(Collected data entries)
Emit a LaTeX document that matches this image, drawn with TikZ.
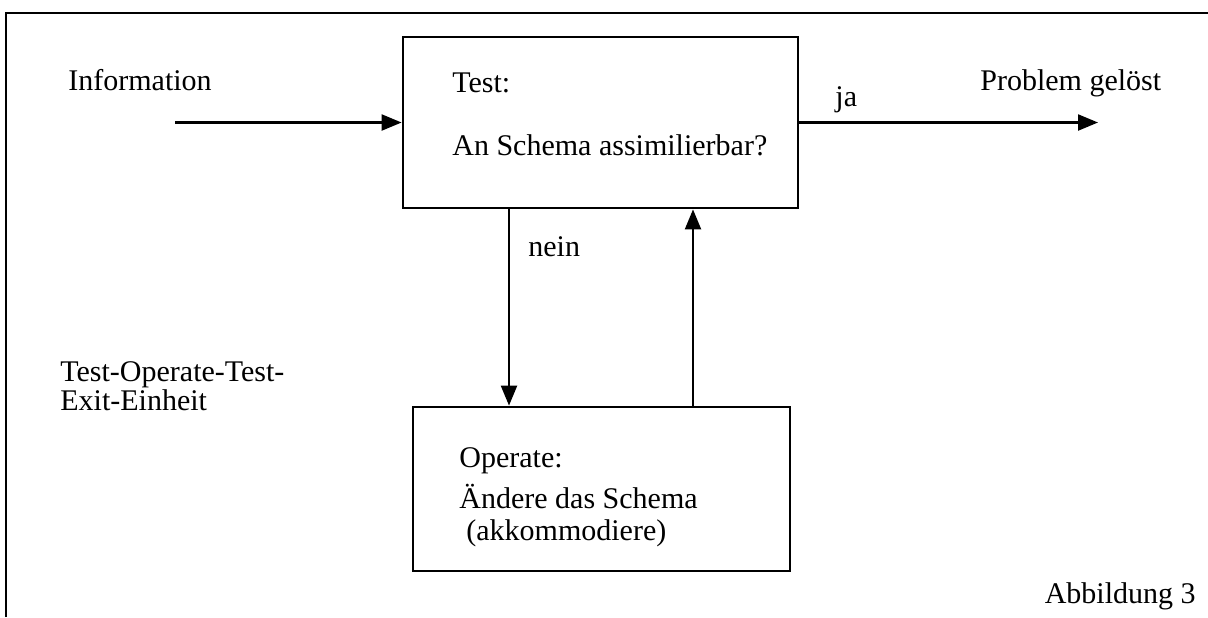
\documentclass[tikz,border=0pt]{standalone}
\usepackage{fontspec}
\setmainfont{Liberation Serif}
\usetikzlibrary{arrows.meta}
\begin{document}
\begin{tikzpicture}[x=0.5pt,y=-0.5pt,
  lbl/.style={anchor=base west,inner sep=0pt,font=\fontsize{15}{17}\selectfont},
  boxline/.style={draw,line width=1.4pt,inner sep=0pt},
  flow/.style={line width=1.1pt,-{Triangle[length=10pt,width=8pt]}}]
\useasboundingbox (0,0) rectangle (1208,617);
% open frame: top and left edges
\draw[line width=1.4pt] (6,617) -- (6,13) -- (1208,13);

% the two boxes
\node[boxline,minimum width=197.5pt,minimum height=85.5pt] (test) at (600.5,122.5) {};
\node[boxline,minimum width=188.5pt,minimum height=82pt] (op) at (601.5,489) {};

% anchors for the free arrow ends and the vertical arrows
\coordinate (inS) at (175,122.5);
\coordinate (outE) at (1098,0);
\coordinate (nx) at (509,0);
\coordinate (ux) at (693,0);

\draw[flow] (inS) -- (test.west);
\draw[flow] (test.east) -- (test.east -| outE);
\draw[flow] (test.south -| nx) -- (op.north -| nx);
\draw[flow] (op.north -| ux) -- (test.south -| ux);

% labels
\node[lbl] (info) at (68,90) {Information};
\node[lbl] (solved) at (980,90) {Problem gelöst};
\node[lbl] (ja) at (835,106) {ja};
\node[lbl] (nein) at (528,256) {nein};
\node[lbl] (t1) at (452,92) {Test:};
\node[lbl] (t2) at (452,155) {An Schema assimilierbar?};
\node[lbl] (o1) at (459,467) {Operate:};
\node[lbl] (o2) at (459,508) {Ändere das Schema};
\node[lbl] (o3) at (466,540) {(akkommodiere)};
\node[lbl] (tote1) at (60,381) {Test-Operate-Test-};
\node[lbl] (tote2) at (60,410) {Exit-Einheit};
\node[anchor=base east,inner sep=0pt,font=\fontsize{15}{17}\selectfont] (fig) at (1196,603) {Abbildung 3};
\end{tikzpicture}
\end{document}
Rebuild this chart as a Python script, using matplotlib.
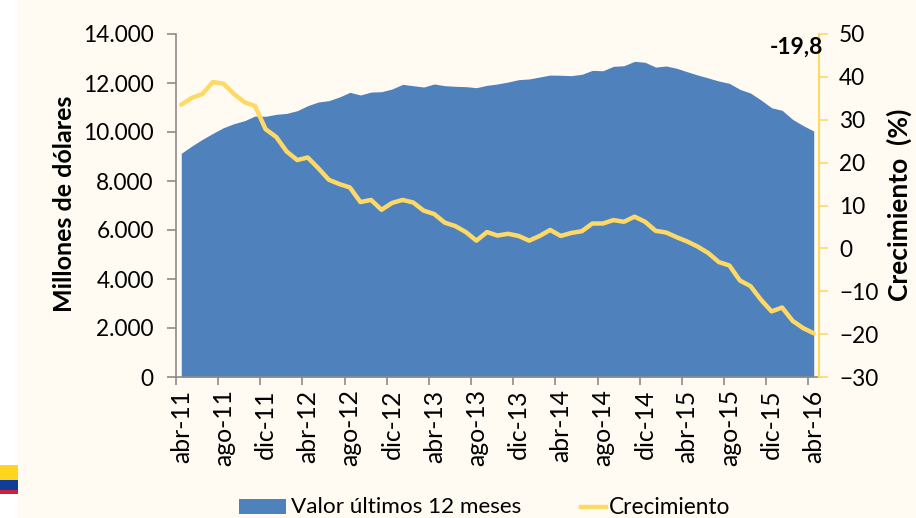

### Instruction
Repeat the data exactly, excluding the pictures.

### Response
Emit a LaTeX document that matches this image, drawn with TikZ.
\documentclass[tikz,border=0pt]{standalone}
\usepackage{fontspec}
\setmainfont{Liberation Serif}
\usetikzlibrary{arrows.meta}
\begin{document}
\begin{tikzpicture}[x=0.5pt,y=-0.5pt,
  lbl/.style={anchor=base west,inner sep=0pt,font=\fontsize{15}{17}\selectfont},
  boxline/.style={draw,line width=1.4pt,inner sep=0pt},
  flow/.style={line width=1.1pt,-{Triangle[length=10pt,width=8pt]}}]
\useasboundingbox (0,0) rectangle (1208,617);
% open frame: top and left edges
\draw[line width=1.4pt] (6,617) -- (6,13) -- (1208,13);

% the two boxes
\node[boxline,minimum width=197.5pt,minimum height=85.5pt] (test) at (600.5,122.5) {};
\node[boxline,minimum width=188.5pt,minimum height=82pt] (op) at (601.5,489) {};

% anchors for the free arrow ends and the vertical arrows
\coordinate (inS) at (175,122.5);
\coordinate (outE) at (1098,0);
\coordinate (nx) at (509,0);
\coordinate (ux) at (693,0);

\draw[flow] (inS) -- (test.west);
\draw[flow] (test.east) -- (test.east -| outE);
\draw[flow] (test.south -| nx) -- (op.north -| nx);
\draw[flow] (op.north -| ux) -- (test.south -| ux);

% labels
\node[lbl] (info) at (68,90) {Information};
\node[lbl] (solved) at (980,90) {Problem gelöst};
\node[lbl] (ja) at (835,106) {ja};
\node[lbl] (nein) at (528,256) {nein};
\node[lbl] (t1) at (452,92) {Test:};
\node[lbl] (t2) at (452,155) {An Schema assimilierbar?};
\node[lbl] (o1) at (459,467) {Operate:};
\node[lbl] (o2) at (459,508) {Ändere das Schema};
\node[lbl] (o3) at (466,540) {(akkommodiere)};
\node[lbl] (tote1) at (60,381) {Test-Operate-Test-};
\node[lbl] (tote2) at (60,410) {Exit-Einheit};
\node[anchor=base east,inner sep=0pt,font=\fontsize{15}{17}\selectfont] (fig) at (1196,603) {Abbildung 3};
\end{tikzpicture}
\end{document}
Rebuild this chart as a Python script, using matplotlib.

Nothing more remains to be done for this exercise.